In Utah v. Strieff, the Supreme Court has again weakened Fourth Amendment rights. The Sotomayor and Kagan (joined by Ginsburg) dissents are excellent and important. Sotomayor summarizes the basic issue in the case:
The Court today holds that the discovery of a warrant for an unpaid parking ticket will forgive a police officer’s violation of your Fourth Amendment rights. Do not be soothed by the opinion’s technical language: This case allows the police to stop you on the street, demand your identification, and check it for outstanding traffic warrants—even if you are doing nothing wrong. If the officer discovers a warrant for a fine you forgot to pay, courts will now excuse his illegal stop and will admit into evidence anything he happens to find by searching you after arresting you on the warrant. Because the Fourth Amendment should prohibit, not permit, such misconduct, I dissent.
If outstanding warrants were few and far between and distributed more or less randomly the case would have been wrongly decided but of little practical importance. Outstanding warrants, however, are common and much more common in some communities than others. As I wrote in 2014, in Ferguson, MO a majority of the population had outstanding warrants and not because of high crime:
You don’t get $321 in fines and fees and 3 warrants per household from an about-average crime rate. You get numbers like this from bullshit arrests for jaywalking and constant “low level harassment involving traffic stops, court appearances, high fines, and the threat of jail for failure to pay.”
Sotomayor and Kagan understand all this and the incentives the case now creates for bad policing. Here’s Kagan (who cites some of my work):
…far from a Barney Fife-type mishap, Fackrell’s seizure of Strieff was a calculated decision…As Fackrell testified, checking for outstanding warrants during a stop is the “normal” practice of South Salt Lake City police….And find them they will, given the staggering number of such warrants on the books.
…The majority’s misapplication of Brown’s three-part inquiry creates unfortunate incentives for the police— indeed, practically invites them to do what Fackrell did here….Now the officer knows that the stop may well yield admissible evidence: So long as the target is one of the many millions of people in this country with an outstanding arrest warrant, anything the officer finds in a search is fair game for use in a criminal prosecution. The officer’s incentive to violate the Constitution thus increases: From here on, he sees potential advantage in stopping individuals without reasonable suspicion—exactly the temptation the exclusionary rule is supposed to remove.

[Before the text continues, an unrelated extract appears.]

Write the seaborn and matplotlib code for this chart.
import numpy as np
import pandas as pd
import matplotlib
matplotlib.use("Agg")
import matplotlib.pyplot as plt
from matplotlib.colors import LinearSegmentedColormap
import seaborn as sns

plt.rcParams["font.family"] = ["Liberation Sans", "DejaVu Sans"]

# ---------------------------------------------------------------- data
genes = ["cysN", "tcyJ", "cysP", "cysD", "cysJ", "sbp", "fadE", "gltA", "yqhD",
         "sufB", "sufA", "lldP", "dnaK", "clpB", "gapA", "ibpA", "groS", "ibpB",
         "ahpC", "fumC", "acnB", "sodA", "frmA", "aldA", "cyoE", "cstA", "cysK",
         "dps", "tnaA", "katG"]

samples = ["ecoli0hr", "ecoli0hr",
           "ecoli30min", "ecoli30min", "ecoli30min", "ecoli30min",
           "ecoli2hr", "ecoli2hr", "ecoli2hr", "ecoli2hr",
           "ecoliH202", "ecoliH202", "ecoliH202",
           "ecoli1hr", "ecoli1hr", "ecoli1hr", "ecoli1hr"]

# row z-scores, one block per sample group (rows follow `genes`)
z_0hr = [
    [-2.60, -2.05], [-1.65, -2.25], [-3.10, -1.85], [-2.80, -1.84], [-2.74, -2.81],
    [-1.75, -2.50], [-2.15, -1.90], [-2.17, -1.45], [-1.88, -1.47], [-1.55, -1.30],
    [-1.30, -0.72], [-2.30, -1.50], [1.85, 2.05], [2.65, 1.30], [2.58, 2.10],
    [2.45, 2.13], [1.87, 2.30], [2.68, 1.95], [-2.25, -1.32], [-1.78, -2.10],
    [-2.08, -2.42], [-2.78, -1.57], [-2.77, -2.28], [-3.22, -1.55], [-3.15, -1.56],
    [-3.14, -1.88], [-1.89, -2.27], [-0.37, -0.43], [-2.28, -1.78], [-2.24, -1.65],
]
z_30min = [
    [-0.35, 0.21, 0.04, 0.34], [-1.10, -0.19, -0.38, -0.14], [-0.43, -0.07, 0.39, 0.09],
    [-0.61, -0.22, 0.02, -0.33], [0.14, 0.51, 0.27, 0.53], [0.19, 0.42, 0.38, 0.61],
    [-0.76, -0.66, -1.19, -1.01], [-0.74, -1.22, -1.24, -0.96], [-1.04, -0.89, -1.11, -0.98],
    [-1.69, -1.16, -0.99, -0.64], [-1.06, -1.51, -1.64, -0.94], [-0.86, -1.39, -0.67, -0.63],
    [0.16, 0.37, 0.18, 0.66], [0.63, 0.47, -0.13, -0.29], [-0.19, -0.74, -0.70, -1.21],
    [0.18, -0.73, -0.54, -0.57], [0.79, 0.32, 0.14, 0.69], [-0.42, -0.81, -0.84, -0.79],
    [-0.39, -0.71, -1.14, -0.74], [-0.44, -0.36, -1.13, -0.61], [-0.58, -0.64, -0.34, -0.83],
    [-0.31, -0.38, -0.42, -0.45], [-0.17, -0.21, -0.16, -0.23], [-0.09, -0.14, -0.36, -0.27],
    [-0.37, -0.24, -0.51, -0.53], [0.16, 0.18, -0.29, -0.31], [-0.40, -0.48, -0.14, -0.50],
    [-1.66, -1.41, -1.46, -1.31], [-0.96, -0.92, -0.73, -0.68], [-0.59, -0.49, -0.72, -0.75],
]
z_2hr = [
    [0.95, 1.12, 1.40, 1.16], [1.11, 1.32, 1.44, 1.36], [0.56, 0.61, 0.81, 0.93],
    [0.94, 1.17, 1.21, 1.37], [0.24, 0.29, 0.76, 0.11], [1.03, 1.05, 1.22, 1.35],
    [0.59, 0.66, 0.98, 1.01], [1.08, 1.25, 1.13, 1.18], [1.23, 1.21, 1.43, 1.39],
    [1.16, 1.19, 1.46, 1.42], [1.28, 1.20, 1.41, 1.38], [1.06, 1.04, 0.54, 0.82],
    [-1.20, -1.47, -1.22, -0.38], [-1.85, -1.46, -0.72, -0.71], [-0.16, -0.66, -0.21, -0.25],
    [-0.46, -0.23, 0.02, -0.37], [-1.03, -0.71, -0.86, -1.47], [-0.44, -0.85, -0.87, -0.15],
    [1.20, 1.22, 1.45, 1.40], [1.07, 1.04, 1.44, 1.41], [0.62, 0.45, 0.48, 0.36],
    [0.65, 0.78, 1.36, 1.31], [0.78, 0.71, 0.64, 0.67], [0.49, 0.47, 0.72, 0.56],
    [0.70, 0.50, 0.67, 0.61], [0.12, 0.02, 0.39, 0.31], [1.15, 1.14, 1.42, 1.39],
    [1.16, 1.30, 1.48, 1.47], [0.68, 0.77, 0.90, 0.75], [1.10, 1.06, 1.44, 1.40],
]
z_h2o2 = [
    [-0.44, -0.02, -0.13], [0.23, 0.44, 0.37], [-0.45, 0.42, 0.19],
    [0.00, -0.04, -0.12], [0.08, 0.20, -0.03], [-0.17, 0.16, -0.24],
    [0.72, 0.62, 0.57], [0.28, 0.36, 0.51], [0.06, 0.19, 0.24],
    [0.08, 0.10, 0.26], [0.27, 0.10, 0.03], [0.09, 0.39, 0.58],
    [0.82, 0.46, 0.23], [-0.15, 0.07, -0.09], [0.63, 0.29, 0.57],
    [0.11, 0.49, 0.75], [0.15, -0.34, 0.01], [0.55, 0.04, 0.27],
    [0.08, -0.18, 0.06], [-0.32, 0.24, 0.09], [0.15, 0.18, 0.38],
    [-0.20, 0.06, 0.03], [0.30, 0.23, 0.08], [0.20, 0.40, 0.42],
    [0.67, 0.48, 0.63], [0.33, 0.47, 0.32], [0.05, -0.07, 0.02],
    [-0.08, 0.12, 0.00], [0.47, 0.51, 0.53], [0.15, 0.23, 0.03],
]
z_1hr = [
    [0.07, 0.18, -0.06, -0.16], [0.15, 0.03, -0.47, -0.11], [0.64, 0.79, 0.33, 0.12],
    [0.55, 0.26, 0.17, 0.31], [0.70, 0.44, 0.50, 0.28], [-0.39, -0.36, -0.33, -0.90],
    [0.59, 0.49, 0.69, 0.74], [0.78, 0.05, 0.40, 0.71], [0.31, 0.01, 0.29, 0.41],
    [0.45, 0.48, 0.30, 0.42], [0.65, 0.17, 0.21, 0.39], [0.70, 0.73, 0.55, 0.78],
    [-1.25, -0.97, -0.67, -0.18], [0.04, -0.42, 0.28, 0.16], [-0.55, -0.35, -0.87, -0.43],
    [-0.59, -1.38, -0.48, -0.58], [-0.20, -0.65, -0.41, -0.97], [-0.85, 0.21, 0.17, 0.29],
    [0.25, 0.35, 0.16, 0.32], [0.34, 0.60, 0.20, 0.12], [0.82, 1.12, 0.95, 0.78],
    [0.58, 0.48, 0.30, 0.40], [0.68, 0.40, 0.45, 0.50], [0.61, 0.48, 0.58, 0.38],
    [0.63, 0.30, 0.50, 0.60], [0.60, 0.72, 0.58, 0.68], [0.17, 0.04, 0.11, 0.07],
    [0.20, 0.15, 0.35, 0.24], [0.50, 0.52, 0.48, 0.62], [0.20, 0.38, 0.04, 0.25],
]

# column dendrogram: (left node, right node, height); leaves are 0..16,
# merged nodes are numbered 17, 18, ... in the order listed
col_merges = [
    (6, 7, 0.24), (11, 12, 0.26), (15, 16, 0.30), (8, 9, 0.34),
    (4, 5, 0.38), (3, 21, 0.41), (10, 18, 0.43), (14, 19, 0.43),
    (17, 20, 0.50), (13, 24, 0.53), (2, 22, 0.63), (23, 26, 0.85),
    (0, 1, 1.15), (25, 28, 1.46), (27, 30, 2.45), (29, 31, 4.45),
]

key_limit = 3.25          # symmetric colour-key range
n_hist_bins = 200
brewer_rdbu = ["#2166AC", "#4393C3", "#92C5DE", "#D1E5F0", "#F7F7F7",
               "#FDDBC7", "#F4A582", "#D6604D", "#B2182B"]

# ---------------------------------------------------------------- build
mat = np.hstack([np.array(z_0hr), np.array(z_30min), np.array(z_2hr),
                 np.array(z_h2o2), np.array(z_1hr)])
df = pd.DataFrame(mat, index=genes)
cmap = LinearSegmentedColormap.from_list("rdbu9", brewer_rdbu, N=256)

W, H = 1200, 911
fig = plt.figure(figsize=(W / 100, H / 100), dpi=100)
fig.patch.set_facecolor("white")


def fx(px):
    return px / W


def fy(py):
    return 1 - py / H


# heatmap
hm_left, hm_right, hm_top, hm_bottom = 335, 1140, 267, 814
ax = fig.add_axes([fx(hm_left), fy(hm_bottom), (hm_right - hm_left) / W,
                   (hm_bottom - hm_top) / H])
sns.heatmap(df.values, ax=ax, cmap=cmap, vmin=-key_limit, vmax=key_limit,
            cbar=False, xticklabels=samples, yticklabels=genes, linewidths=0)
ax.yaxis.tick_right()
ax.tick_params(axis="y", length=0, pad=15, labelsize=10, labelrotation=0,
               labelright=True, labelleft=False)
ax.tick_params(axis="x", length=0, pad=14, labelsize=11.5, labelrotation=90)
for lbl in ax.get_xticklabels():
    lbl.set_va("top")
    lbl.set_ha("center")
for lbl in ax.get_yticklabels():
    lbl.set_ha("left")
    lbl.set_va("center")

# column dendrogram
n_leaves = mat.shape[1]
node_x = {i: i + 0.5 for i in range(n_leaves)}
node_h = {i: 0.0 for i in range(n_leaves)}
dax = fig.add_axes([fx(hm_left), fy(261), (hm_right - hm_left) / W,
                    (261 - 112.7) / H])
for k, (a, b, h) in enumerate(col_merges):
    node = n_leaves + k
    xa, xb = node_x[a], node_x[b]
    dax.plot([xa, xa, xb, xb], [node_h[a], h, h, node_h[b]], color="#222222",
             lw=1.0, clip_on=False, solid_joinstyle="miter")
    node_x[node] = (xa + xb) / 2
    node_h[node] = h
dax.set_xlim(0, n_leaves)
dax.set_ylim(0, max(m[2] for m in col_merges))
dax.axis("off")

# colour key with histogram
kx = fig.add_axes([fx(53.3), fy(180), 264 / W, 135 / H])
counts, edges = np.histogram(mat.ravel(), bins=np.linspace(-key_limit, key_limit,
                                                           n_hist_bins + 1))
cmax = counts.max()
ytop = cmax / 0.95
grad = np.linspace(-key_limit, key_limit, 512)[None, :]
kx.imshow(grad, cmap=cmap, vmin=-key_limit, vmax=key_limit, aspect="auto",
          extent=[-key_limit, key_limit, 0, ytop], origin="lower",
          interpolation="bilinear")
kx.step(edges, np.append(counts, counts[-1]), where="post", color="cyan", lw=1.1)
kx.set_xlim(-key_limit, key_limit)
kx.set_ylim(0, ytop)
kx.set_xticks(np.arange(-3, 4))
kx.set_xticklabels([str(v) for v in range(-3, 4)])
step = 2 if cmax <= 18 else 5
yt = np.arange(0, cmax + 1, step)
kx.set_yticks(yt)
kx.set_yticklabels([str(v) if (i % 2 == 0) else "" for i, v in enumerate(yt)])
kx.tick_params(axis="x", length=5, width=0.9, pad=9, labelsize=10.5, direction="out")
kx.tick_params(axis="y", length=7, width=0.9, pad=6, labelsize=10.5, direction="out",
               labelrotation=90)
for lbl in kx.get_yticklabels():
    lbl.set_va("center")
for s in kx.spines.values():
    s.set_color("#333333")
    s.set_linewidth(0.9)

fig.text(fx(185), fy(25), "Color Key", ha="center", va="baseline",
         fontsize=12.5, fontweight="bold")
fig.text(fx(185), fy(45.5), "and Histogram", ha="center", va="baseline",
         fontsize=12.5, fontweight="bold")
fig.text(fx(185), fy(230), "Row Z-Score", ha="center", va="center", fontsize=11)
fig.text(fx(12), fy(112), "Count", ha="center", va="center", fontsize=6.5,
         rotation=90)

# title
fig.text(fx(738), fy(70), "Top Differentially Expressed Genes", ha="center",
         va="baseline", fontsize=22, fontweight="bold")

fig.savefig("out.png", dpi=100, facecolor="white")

Sotomayor is at her most scathing in explaining the indignity and serious consequences of an arrest even without a conviction (citations removed for clarity):
The indignity of the stop is not limited to an officer telling you that you look like a criminal. The officer may next ask for your “consent” to inspect your bag or purse without telling you that you can decline. Regardless of your answer, he may order you to stand “helpless, perhaps facing a wall with [your] hands raised.” If the officer thinks you might be dangerous, he may then “frisk” you for weapons. This involves more than just a pat down. As onlookers pass by, the officer may “‘feel with sensitive fingers every portion of [your] body. A thorough search [may] be made of [your] arms and armpits, waistline and back, the groin and area about the testicles, and entire surface of the legs down to the feet.’”
The officer’s control over you does not end with the stop. If the officer chooses, he may handcuff you and take you to jail for doing nothing more than speeding, jaywalking, or “driving [your] pickup truck…with [your] 3-year-old son and 5-year-old daughter…without [your] seatbelt fastened.” At the jail, he can fingerprint you, swab DNA from the inside of your mouth, and force you to “shower with a delousing agent” while you “lift [your] tongue, hold out [your] arms, turn around, and lift [your] genitals.” Even if you are innocent, you will now join the 65 million Americans with an arrest record and experience the “civil death” of discrimination by employers, landlords, and whoever else conducts a background check. And, of course, if you fail to pay bail or appear for court, a judge will issue a warrant to render you “arrestable on sight” in the future.
…[all of this, AT] implies that you are not a citizen of a democracy but the subject of a carceral state, just waiting to be cataloged.